P.ULL

Artist: sophie tottie Tags: Permanent art Permanent konst

Sophie Tottie’s oeuvre is characterised by a strong sense of how space, materiality and body movements interact in the experience of a work. For the Ull building on the Swedish University of Agricultural Sciences campus in Ultuna, the artist has created a drawing consisting of hundreds of reflective brass dots moulded into a terrazzo floor.

Curator

Lotta Mossum - Ansvarig curator

The longing for knowledge and understanding are the cornerstones of a university body. Like a poetic reminder of the multifaceted nature of knowing, the floor drawing associates to the French philosopher Michel Serre’s image of a twinkling starry sky as a metaphor for knowledge, rather than a brightly shining sun. Alone or in clusters, an unfathomable number of glimmering points form navigational coordinates instead of the supremely solitary celestial body of the sun.
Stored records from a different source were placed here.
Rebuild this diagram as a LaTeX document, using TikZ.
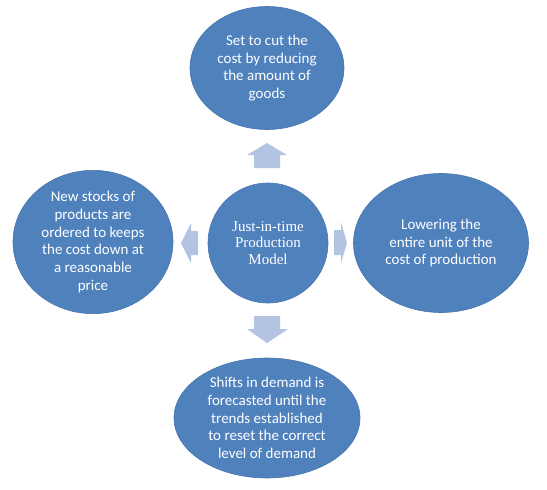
\documentclass[tikz,border=0pt]{standalone}
\usepackage{fontspec}
\setmainfont{Carlito}
\newfontfamily\centerfont{Liberation Serif}
\usetikzlibrary{shapes.geometric}
\definecolor{boxblue}{RGB}{79,129,189}
\definecolor{boxedge}{RGB}{72,118,175}
\definecolor{arrowblue}{RGB}{178,196,226}
\begin{document}
\begin{tikzpicture}[x=1pt,y=-1pt,
  bubble/.style={ellipse, fill=boxblue, draw=boxedge, line width=0.6pt, inner sep=0pt,
    text=white, align=center, font=\fontsize{15}{17.7}\selectfont},
  hub/.style={circle, fill=boxblue, draw=boxedge, line width=0.6pt, inner sep=0pt,
    minimum size=120pt, text=white, align=center, font=\centerfont\fontsize{15}{16.8}\selectfont},
  blockarrow/.style={fill=arrowblue, draw=none}]
\useasboundingbox (0,0) rectangle (547,490);
\node[hub] (hub) at (268,243) {Just-in-time\\Production\\Model};
\node[bubble, minimum width=154pt, minimum height=123pt] (top) at (267,68)
  {Set to cut the\\cost by reducing\\the amount of\\goods};
\node[bubble, minimum width=160pt, minimum height=135pt] (left) at (93,242)
  {New stocks of\\products are\\ordered to keeps\\the cost down at\\a reasonable\\price};
\node[bubble, minimum width=175pt, minimum height=139pt] (right) at (441,243)
  {Lowering the\\entire unit of the\\cost of production};
\node[bubble, minimum width=186pt, minimum height=120pt] (bottom) at (267,418)
  {Shifts in demand is\\forecasted until the\\trends established\\to reset the correct\\level of demand};
% block arrows
\fill[blockarrow] (267,143) -- (287,155) -- (280,155) -- (280,168) -- (254,168) -- (254,155) -- (247,155) -- cycle;
\fill[blockarrow] (181,243) -- (191,223) -- (191,231) -- (198,231) -- (198,255) -- (191,255) -- (191,263) -- cycle;
\fill[blockarrow] (347,243) -- (341,222) -- (341,230) -- (334,230) -- (334,255) -- (341,255) -- (341,263) -- cycle;
\fill[blockarrow] (267,343) -- (288,329) -- (280,329) -- (280,316) -- (254,316) -- (254,329) -- (247,329) -- cycle;
\end{tikzpicture}
\end{document}
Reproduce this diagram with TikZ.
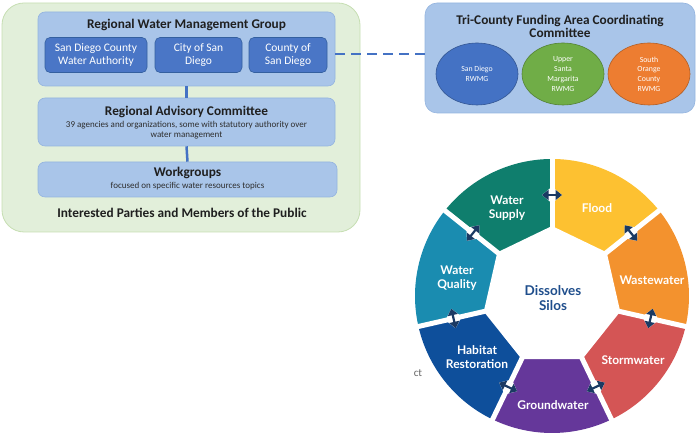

The arrangement of the brass circles in rectangles and squares is based on the trusses of the pantheistic Pantheon temple. The light flowing in through the opening in the Pantheon’s dome corresponds to the oval brass object that complements the floor design. The design and location of the object challenges the 90-degree angularity of the room and warps our spatial perception of the atrium, with its ceiling height of twelve metres. At certain angles, the object appears to be a hovering slice of materialised light in a frozen moment just before impacting with the floor.

Moving in and around the work, P.Ull reveals its many different facets to the viewer. Its position in the twelve-metre high cubical room in the middle of the building means that we can see the floor surface from six different levels. Brass was chosen on account of the soft and malleable way it reflects light. Body movements influence the experience of the work, since the angle of the light changes depending on where we stand. In this way, P.Ull radiates with our movement through the room, only to recede and apparently disappear out of the viewer’s sight, in a play between visibility and invisibility, between appearing and disappearing. Although materially permanent, the work changes appearance, not only with the viewer’s movements in the room but also with the earth’s rotation, which affects how the sunlight falls and is reflected. This poetic invocation of the tangible presence of an image alongside its transience lies at the very heart of Tottie’s oeuvre and relates to the fundamental preconditions of existence and knowledge.